El contraste con China subraya que la solución a la degradación fiscal no es solo técnica (como un impuesto global mínimo corporativo o un impuesto a la salida o exit tax), sino profundamente política. Requiere que los Estados recuperen la capacidad de gravar el stock de riqueza (por ejemplo, a través de impuestos a la riqueza o a las ganancias de capital no realizadas) y limitar la movilidad parasitaria del capital financiero.
El resultado, el coeficiente de Gini chino cayó de 0,43 en 2010 a 0,37 en 2024, según el Banco Mundial. En EE.UU. subió a 0,41. En América Latina se estancó en 0,48. Pekín recauda 18% del PBI en impuestos; Washington, 16,5%; Buenos Aires, 11%.
China no inventó la justicia fiscal. Jack Ma, de Alibaba Group, desapareció tres meses en 2020 después de criticar a los reguladores. Regresó con 20.000 millones menos y una fundación educativa en zonas rurales. Nadie lo llama dictadura cuando dona. Occidente, en cambio, convirtió la evasión en arte. Bernard Arnault, dueño de Louis Vuitton, trasladó su residencia fiscal a Bélgica en 2023 para evitar el impuesto a las grandes fortunas francés. Nadie lo detuvo. En Argentina, los 50 mayores contribuyentes declaran domicilios en Uruguay o Miami mientras facturan 40.000 millones de dólares locales.
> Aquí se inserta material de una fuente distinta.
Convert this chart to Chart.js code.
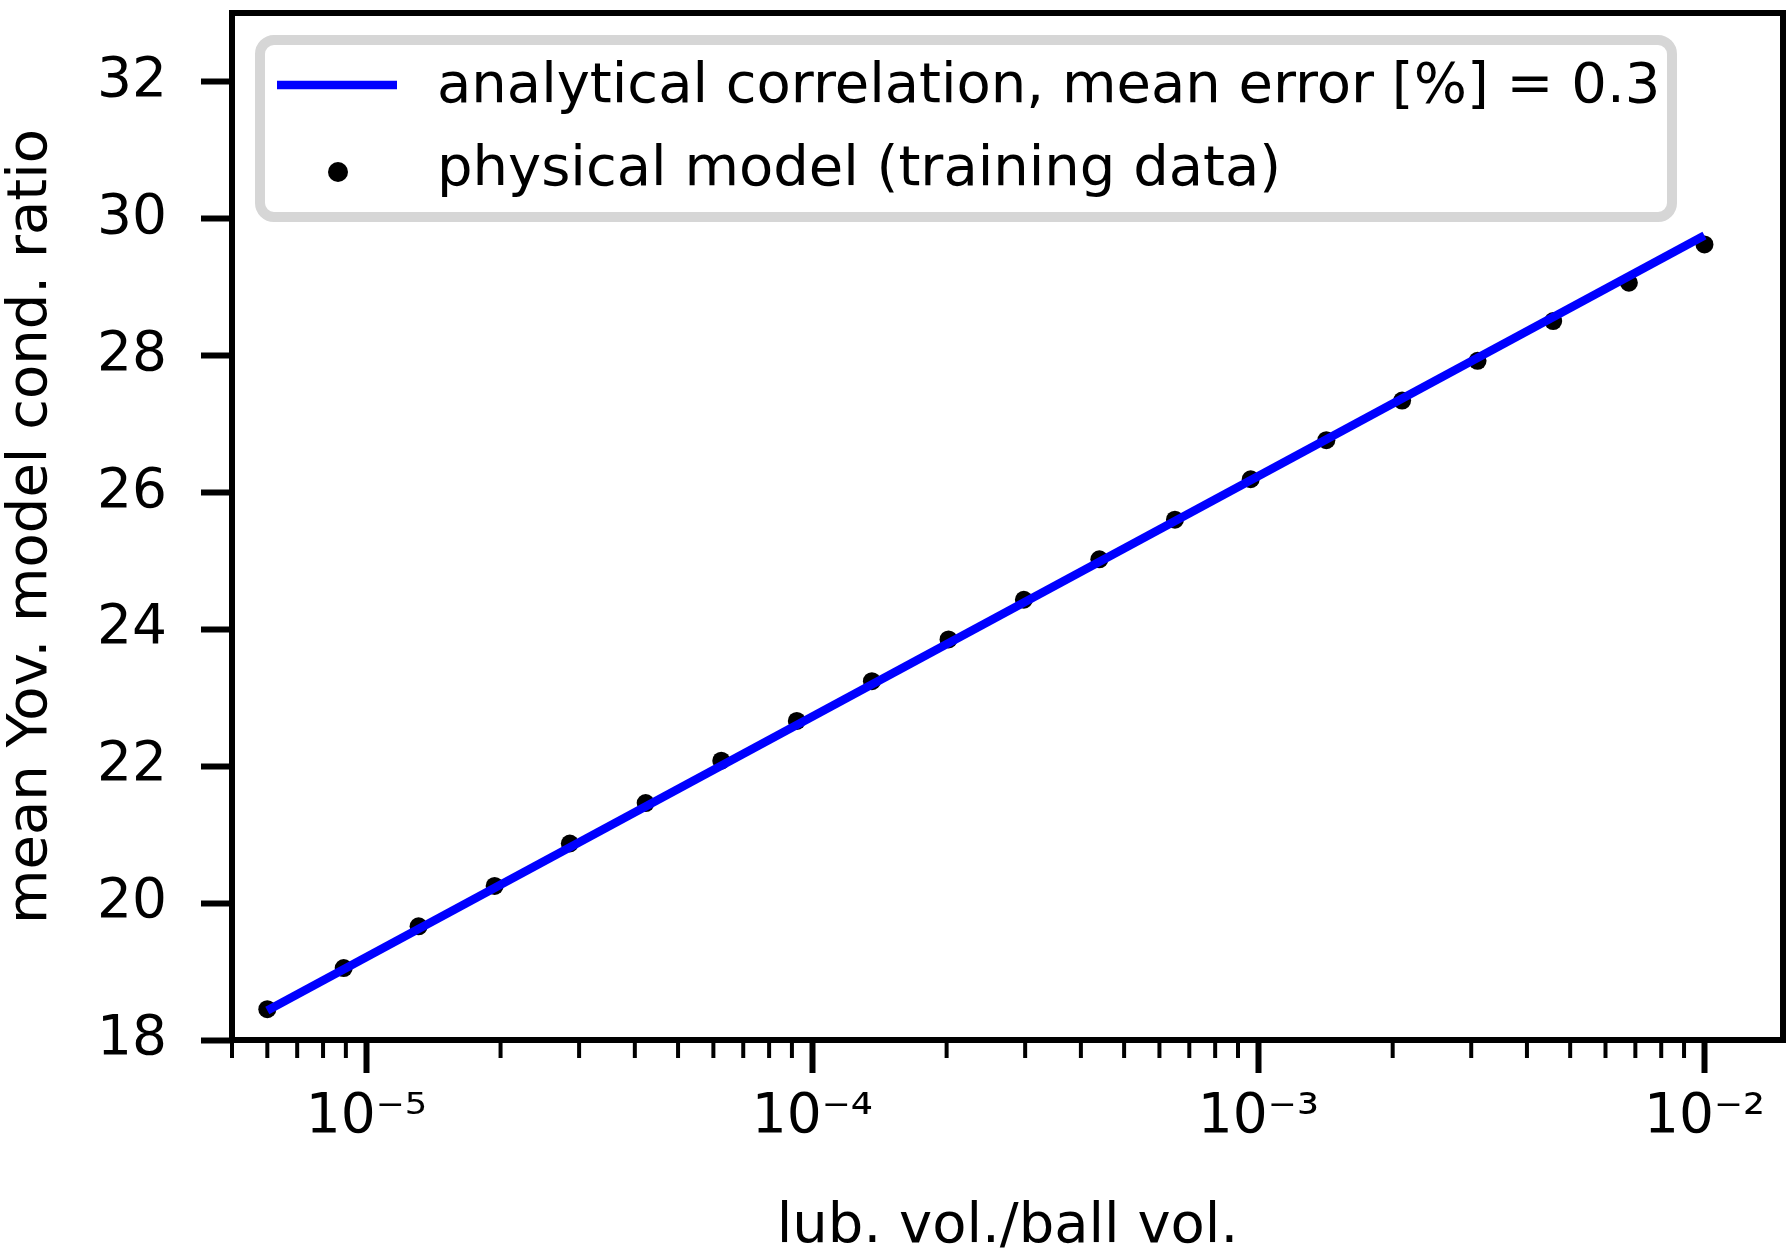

En 1982, los 400 estadounidenses más ricos tenían el 1,5 % del PBI, hoy tienen el 4,5 %. En China, los 400 más ricos tienen el 2,1 % y bajando. Mientras Occidente discute si gravar a los ricos es “envidia”, Pekín ya los puso a trabajar para el Estado.
La historia no miente: todo imperio que permitió que su élite se desconectara del pacto fiscal terminó mal. Roma gravó a los latifundistas en el siglo III y los eximió en el IV. Ya sabemos cómo terminó. El capitalismo neoliberal no es eterno; es una fase. China nos está mostrando la siguiente, quizás para algunos no es bonita, pero al menos reparte la cuenta.
Los pañales de Walmart costaban 3 dólares el paquete y pagaban impuestos. Los algoritmos de Elon Musk valen 500.000 millones y no pagan nada. Algún día, alguien tendrá que explicarles a nuestros hijos por qué sus escuelas no tienen calefacción mientras un hombre dispara naves al espacio con dinero que nunca tributó.
Ese día, quizá recordemos que la prosperidad común no es una utopía comunista: es la condición mínima para que cualquier sociedad sobreviva a sus propios multimillonarios.